Still, what fury does exist here more than makes up for the rest of the album’s comparative calm. “Cold Red Light” is a brilliant mixture of snarling robotics that evokes the very best of David Bowie’s forays into industrial music. The album’s title track is a bouncier blast of big band pop which merges well with the whispers and screams in Chris Corner’s vocals, and “Ghosts of Utopia” is a darker and more stripped-down version of that song.

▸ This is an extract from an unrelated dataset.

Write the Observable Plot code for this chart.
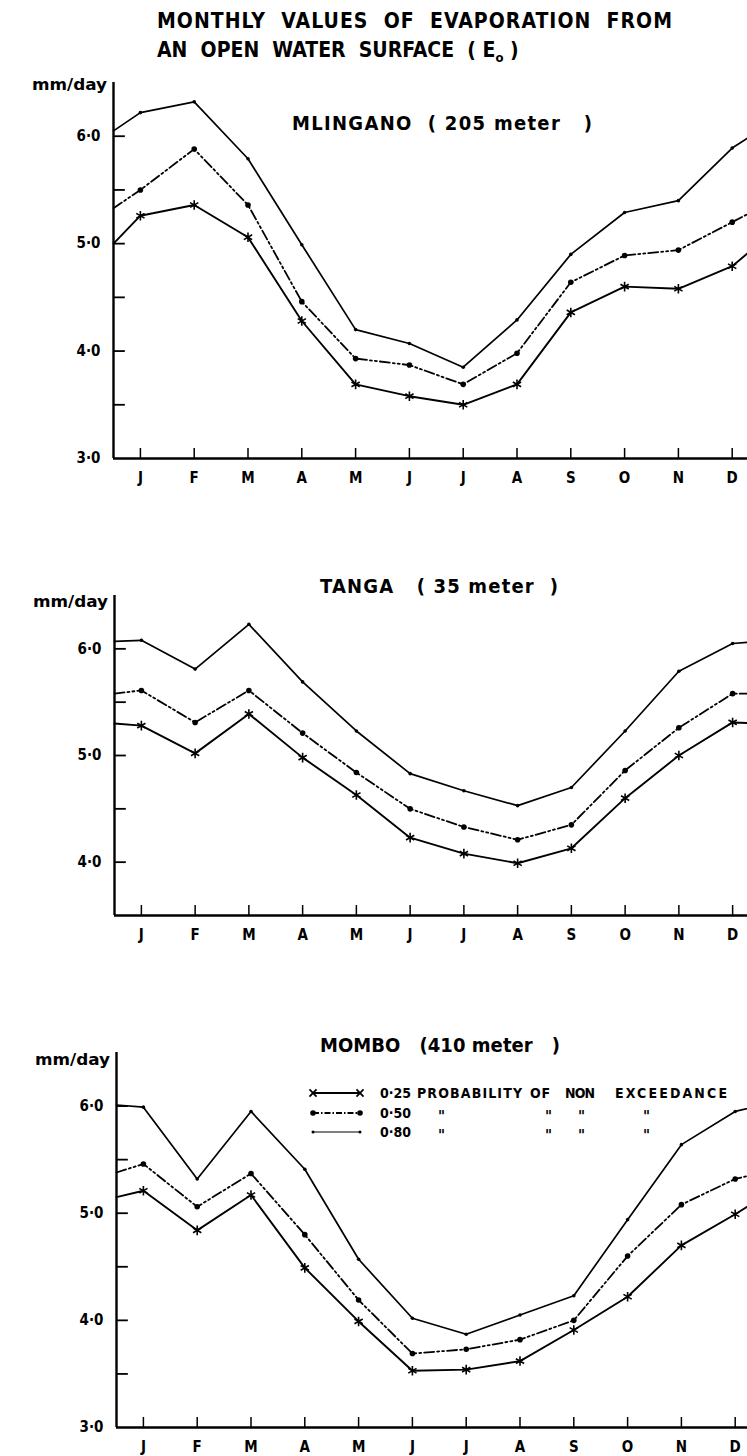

The calm parts are equally deft, and as has become tradition, the final track is especially breathtaking. In this case, the track is titled “Oh Beautiful Town,” and it exemplifies all that grandiose intensity and orchestration that sets IamX apart. It seems that with each release, this entity drifts further from beeping masochism and pretentious darkness, and it moves further into these big, beautiful songs – and that’s a wonderful thing.
Stimulus: The Sounds – Something to Die For
I’m not sure if the Sounds’ mutation from electrorock to electropop makes much of a difference. Sure, the keyboards on this album completely dominate the guitars and there are a few tracks here that seem more radio-calculated than usual, but the band’s instrumentation was always so poppy that the difference on Something to Die For is a question of degrees, not absolutes. The Sounds haven’t changed their style; they’ve simply arrived at its next logical conclusion.
In any event, the best songs on this album are more pop than rock. The first two tracks are the album’s zenith, as the darkly ravish “It’s So Easy” leads into the bright orchestra pop of “Dance with the Devil,” and both shine. “Yeah Yeah Yeah” is a straight-up 80s drum machine dance anchored by hate and Prince-namedropping in the vocals. Even the best rock song, “Diana,” sounds a bit New Order in the basslines. In fact, the songs that do sound like typical punky Sounds – especially “The No No Song” – feel pretty average.
There’s little on Something to Die For that is mind-blowing, but it’s a solid experiment that neither destroys the established formula nor stagnates in it.